What becomes apparent is a concerted effort to write the future of an entire sport – even an entire group of sports. It’s pure story-making. And why is it important? Well, as we drive ever closer to ‘peak content’ not only will quality shine through, but authenticity will increasingly matter.
According to recent Adweek/Olapic research, 47 per of Millennials trust UGC (which is authentic), as opposed to only 25 per cent trusting content created by brands (which can often appear inauthentic).
Whilst story-making and the Red Bull example I used above certainly fuels development of content created by brands, it’s also a weird hybrid, where a combination of grassroots sponsorship of both athletes and infrastructure leads to the development of genuinely authentic stories that can compete with user content for credibility.
Story-making won’t be right for every brand. For starters, it requires a consistent investment over time that may be out of reach for some marketers’ budgets. It assumes that a brand has a story worth telling in the first place – one that actually means something, that is grounded in a bigger idea or purpose.
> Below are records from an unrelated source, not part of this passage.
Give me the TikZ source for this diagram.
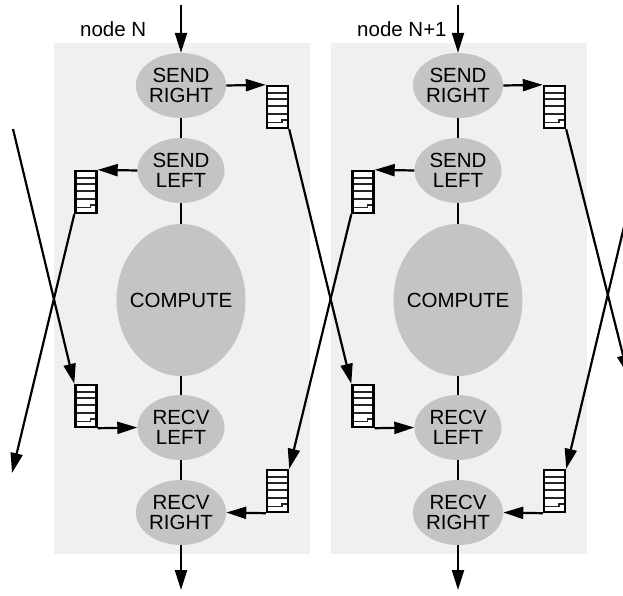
\documentclass[tikz,border=0pt]{standalone}
\usepackage{fontspec}
\setmainfont{Liberation Sans}
\usepackage{tikz}
\usetikzlibrary{shapes.geometric,arrows.meta,positioning}

\definecolor{panelgray}{HTML}{F0F0F0}
\definecolor{stagegray}{HTML}{C4C4C4}

\tikzset{
  link/.style={line width=2.2pt},
  flow/.style={link, -{Triangle[length=20pt,width=12pt]}},
  stage/.style={ellipse, fill=stagegray, inner sep=0pt, align=center,
    minimum width=87pt, minimum height=65pt},
  queue/.style={draw, line width=2.4pt, fill=white, inner sep=0pt,
    minimum width=21pt, minimum height=42pt,
    path picture={
      \foreach \d in {6.7,13.3,20,28.3}
        \draw[line width=1.8pt, black!85] ([yshift=-\d pt]path picture bounding box.north west) -- ([yshift=-\d pt]path picture bounding box.north east);
      \draw[line width=1.8pt, black!85] ([yshift=-36.5pt]path picture bounding box.north west) -- ++(15pt,0pt) -- ++(0pt,2.5pt) -- ++(6pt,0pt);
    }},
  panel/.style={fill=panelgray}
}

\begin{document}
\begin{tikzpicture}[x=1pt, y=-1pt, font=\fontsize{20.5}{20}\selectfont]
\clip (0,0) rectangle (623,595);

\foreach \n/\dx/\lab in {A/0/node N, B/277/node N+1} {
  \begin{scope}[xshift=\dx pt]
    \fill[panel] (54,43) rectangle (310,554);
    \node (Label\n) [anchor=base west, inner sep=0pt] at (80,36) {\lab};
    \coordinate (In\n) at (181,5);
    \coordinate (Out\n) at (181,590);
    \node (SendRight\n) [stage] at (181,85.5) {SEND\\RIGHT};
    \node (SendLeft\n) [stage] at (181,170.5) {SEND\\LEFT};
    \node (Compute\n) [stage, inner xsep=-7pt, minimum width=129pt, minimum height=152pt] at (181,300) {COMPUTE};
    \node (RecvLeft\n) [stage] at (181,427.5) {RECV\\LEFT};
    \node (RecvRight\n) [stage] at (181,512.5) {RECV\\RIGHT};
    % message buffers
    \node (QSendRight\n) [queue] at (277.5,107) {};
    \node (QSendLeft\n) [queue] at (86,192) {};
    \node (QRecvLeft\n) [queue] at (86,406) {};
    \node (QRecvRight\n) [queue] at (277.5,491) {};
    \draw[flow] (In\n) -- (SendRight\n);
    \draw[link] (SendRight\n) -- (SendLeft\n);
    \draw[link] (SendLeft\n) -- (Compute\n);
    \draw[link] (Compute\n) -- (RecvLeft\n);
    \draw[link] (RecvLeft\n) -- (RecvRight\n);
    \draw[flow] (RecvRight\n) -- (Out\n);
    \draw[flow] (SendRight\n.east) -- (QSendRight\n.north west);
    \draw[flow] (SendLeft\n.west) -- (QSendLeft\n.north east);
    \draw[flow] (QRecvLeft\n.south east) -- (RecvLeft\n.west);
    \draw[flow] (QRecvRight\n.south west) -- (RecvRight\n.east);
  \end{scope}
}

% links between neighbours
\coordinate (FromLeft) at (13,129);
\coordinate (ToLeft) at (12,473);
\coordinate (FromRight) at (628,210);
\coordinate (ToRight) at (628,375);
\draw[flow] (QSendRightA.south east) -- (QRecvLeftB.north west);
\draw[flow] (QSendLeftB.south west) -- (QRecvRightA.north east);
\draw[flow] (QSendLeftA.south west) -- (ToLeft);
\draw[flow] (FromLeft) -- (QRecvLeftA.north west);
\draw[flow, overlay] (QSendRightB.south east) -- (ToRight);
\draw[flow, overlay] (FromRight) -- (QRecvRightB.north east);
\end{tikzpicture}
\end{document}
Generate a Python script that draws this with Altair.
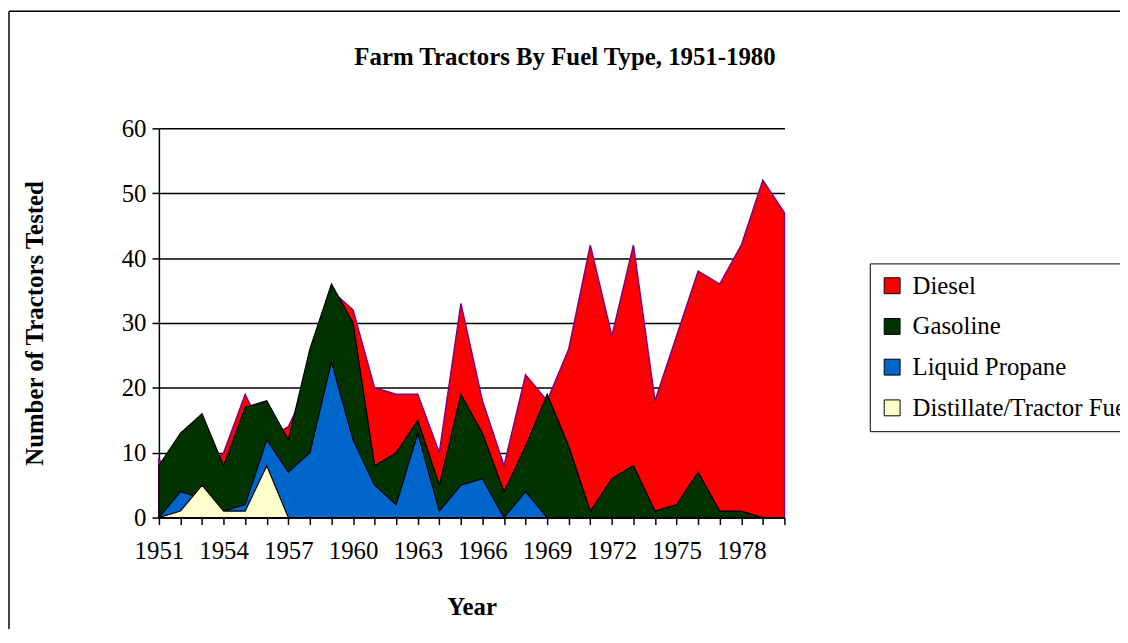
import altair as alt
import pandas as pd

years = list(range(1951, 1981))
fuels = ["Diesel", "Gasoline", "Liquid Propane", "Distillate/Tractor Fuel"]
fill_colors = ["#FF0000", "#003300", "#0066CC", "#FFFFCC"]
stroke_colors = ["#800080", "#000000", "#000000", "#000000"]

diesel = [9, 5, 7, 10, 19, 12, 14, 21, 35, 32, 20, 19, 19, 10, 33, 18, 8, 22, 18, 26,
          42, 28, 42, 18, 28, 38, 36, 42, 52, 47]
gasoline = [8, 13, 16, 8, 17, 18, 12, 26, 36, 30, 8, 10, 15, 5, 19, 13, 4, 11, 19, 11,
            1, 6, 8, 1, 2, 7, 1, 1, 0, 0]
propane = [0, 4, 3, 1, 2, 12, 7, 10, 24, 12, 5, 2, 13, 1, 5, 6, 0, 4, 0, 0,
           0, 0, 0, 0, 0, 0, 0, 0, 0, 0]
distillate = [0, 1, 5, 1, 1, 8, 0, 0, 0, 0, 0, 0, 0, 0, 0, 0, 0, 0, 0, 0,
              0, 0, 0, 0, 0, 0, 0, 0, 0, 0]
y_ticks = [0, 10, 20, 30, 40, 50, 60]
title_text = "Farm Tractors By Fuel Type, 1951-1980"

series = [diesel, gasoline, propane, distillate]
rows = []
for f, vals in zip(fuels, series):
    for yr, v in zip(years, vals):
        rows.append({"Year": yr, "Fuel": f, "Count": v})
df = pd.DataFrame(rows)

FONT = "Liberation Serif"
W, H = 630, 392

color = alt.Color(
    "Fuel:N",
    scale=alt.Scale(domain=fuels, range=fill_colors),
    sort=fuels,
    legend=alt.Legend(
        title=None, orient="none", legendX=716, legendY=136,
        symbolType="square", symbolSize=256, symbolStrokeColor="black",
        symbolStrokeWidth=1, labelFont=FONT, labelFontSize=25, labelLimit=500,
        labelOffset=8, rowPadding=15, padding=10, strokeColor="black",
        labelColor="black",
    ),
)

x_enc = alt.X(
    "Year:Q",
    scale=alt.Scale(domain=[1951, 1980], nice=False, zero=False),
    axis=alt.Axis(
        values=years, format="d",
        labelExpr="(datum.value - 1951) % 3 === 0 ? datum.label : ''",
        labelOverlap=False, labelFlush=False, grid=False, tickSize=7, tickWidth=1.5,
        tickColor="black", domainColor="black", domainWidth=1.5,
        labelFont=FONT, labelFontSize=25, labelColor="black", labelPadding=14,
        title="Year", titleFont=FONT, titleFontSize=25, titleFontWeight="bold",
        titleColor="black", titleY=90, titleBaseline="middle",
    ),
)
y_enc = alt.Y(
    "Count:Q",
    stack=None,
    scale=alt.Scale(domain=[0, 60], nice=False),
    axis=alt.Axis(
        values=y_ticks, grid=True, gridColor="black", gridWidth=1.5,
        tickSize=7, tickWidth=1.5, tickColor="black", domainColor="black",
        domainWidth=1.5, labelFont=FONT, labelFontSize=25, labelColor="black",
        labelPadding=6, title="Number of Tractors Tested", titleFont=FONT,
        titleFontSize=25, titleFontWeight="bold", titleColor="black",
        titleX=-125, titleY=H / 2, titleAngle=270, titleAlign="center",
        titleBaseline="middle",
    ),
)

layers = []
for f, sc in zip(fuels, stroke_colors):
    layers.append(
        alt.Chart(df)
        .transform_filter(alt.datum.Fuel == f)
        .mark_area(stroke=sc, strokeWidth=1.5 if f == "Diesel" else 1.2,
                   interpolate="linear", clip=False)
        .encode(x=x_enc, y=y_enc, color=color)
    )

one = alt.Data(values=[{"t": title_text}])
frame_left = alt.Chart(one).mark_rule(color="black", strokeWidth=1.5).encode(
    x=alt.value(-151), y=alt.value(-118), y2=alt.value(H + 120)
)
frame_top = alt.Chart(one).mark_rule(color="black", strokeWidth=1.5).encode(
    x=alt.value(-151), x2=alt.value(1000), y=alt.value(-118)
)
title = alt.Chart(one).mark_text(
    font=FONT, fontSize=25, fontWeight="bold", color="black",
    align="center", baseline="middle",
).encode(text="t:N", x=alt.value(409), y=alt.value(-72))

chart = (
    alt.layer(frame_left, frame_top, title, *layers)
    .properties(
        width=W, height=H,
        autosize=alt.AutoSizeParams(type="none"),
        padding={"left": 152, "top": 119, "right": 338, "bottom": 110},
    )
    .configure_view(stroke=None)
    .configure_axis(zindex=0)
)

chart.save("out.html", embed_options={"renderer": "svg", "actions": False})
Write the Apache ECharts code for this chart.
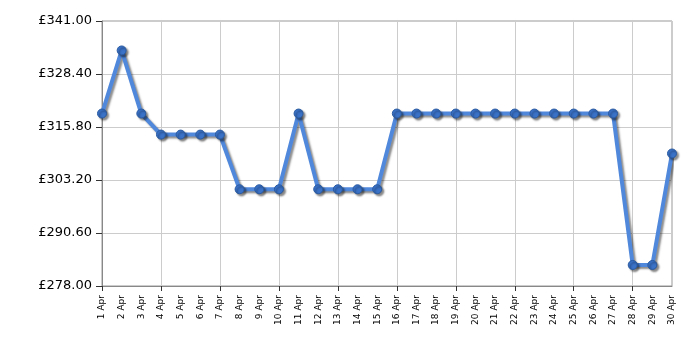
<!DOCTYPE html>
<html><head><meta charset="utf-8">
<script src="https://cdn.jsdelivr.net/npm/echarts@6/dist/echarts.min.js"></script>
<style>html,body{margin:0;padding:0;background:#fff}#c{width:700px;height:350px}</style>
</head><body><div id="c"></div>
<script>
const categories = ['1 Apr','2 Apr','3 Apr','4 Apr','5 Apr','6 Apr','7 Apr','8 Apr','9 Apr','10 Apr','11 Apr','12 Apr','13 Apr','14 Apr','15 Apr','16 Apr','17 Apr','18 Apr','19 Apr','20 Apr','21 Apr','22 Apr','23 Apr','24 Apr','25 Apr','26 Apr','27 Apr','28 Apr','29 Apr','30 Apr'];
const prices = [319,334,319,314,314,314,314,301,301,301,319,301,301,301,301,319,319,319,319,319,319,319,319,319,319,319,319,283,283,309.5];
const yMin = 278, yMax = 341, yStep = 12.6;

const chart = echarts.init(document.getElementById('c'), null, {renderer:'canvas'});
const every3 = (i) => i % 3 === 0;
chart.setOption({
  animation:false,
  grid:{left:102,right:28,top:21,bottom:64,show:true,borderColor:'#999',borderWidth:1,backgroundColor:'transparent'},
  xAxis:{
    type:'category', data:categories, boundaryGap:false,
    axisLine:{lineStyle:{color:'#888'}},
    axisTick:{show:true,interval:every3,length:5,lineStyle:{color:'#333'}},
    axisLabel:{interval:0,rotate:90,fontFamily:'DejaVu Sans',fontSize:9,color:'#000',margin:9},
    splitLine:{show:true,interval:every3,lineStyle:{color:'#ccc'}}
  },
  yAxis:{
    type:'value', min:yMin, max:yMax, interval:yStep,
    axisLine:{show:true,lineStyle:{color:'#888'}},
    axisTick:{show:true,length:6,lineStyle:{color:'#333'}},
    axisLabel:{fontFamily:'DejaVu Sans',fontSize:13,color:'#000',margin:10,
      formatter:(v)=>'£'+v.toFixed(2)},
    splitLine:{show:true,lineStyle:{color:'#ccc'}}
  },
  series:[{
    type:'line', data:prices, symbol:'circle', symbolSize:9,
    lineStyle:{color:'#5088dc',width:4,shadowColor:'rgba(0,0,0,0.45)',shadowBlur:2,shadowOffsetX:2,shadowOffsetY:2},
    itemStyle:{color:'#3a72c8',borderColor:'#2a5aa0',borderWidth:1,shadowColor:'rgba(0,0,0,0.45)',shadowBlur:2,shadowOffsetX:2,shadowOffsetY:2}
  }]
});
</script></body></html>
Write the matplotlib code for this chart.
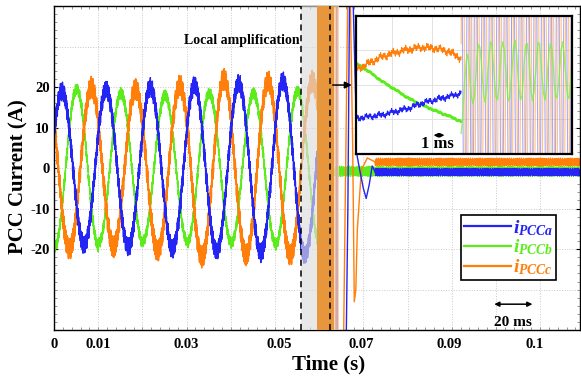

It assumes that brands and agencies together can crack the conundrum of developing quality content at volume, which in itself calls for new production models (though that’s a subject for another post).
And it assumes a marketing department can be brave enough to wean itself off the drug that Peter Field, the so-called “godfather of effectiveness”, calls short-termism – the pursuit of short-term (sales) results at the expense of long-term (brand-driven) effectiveness. No easy task.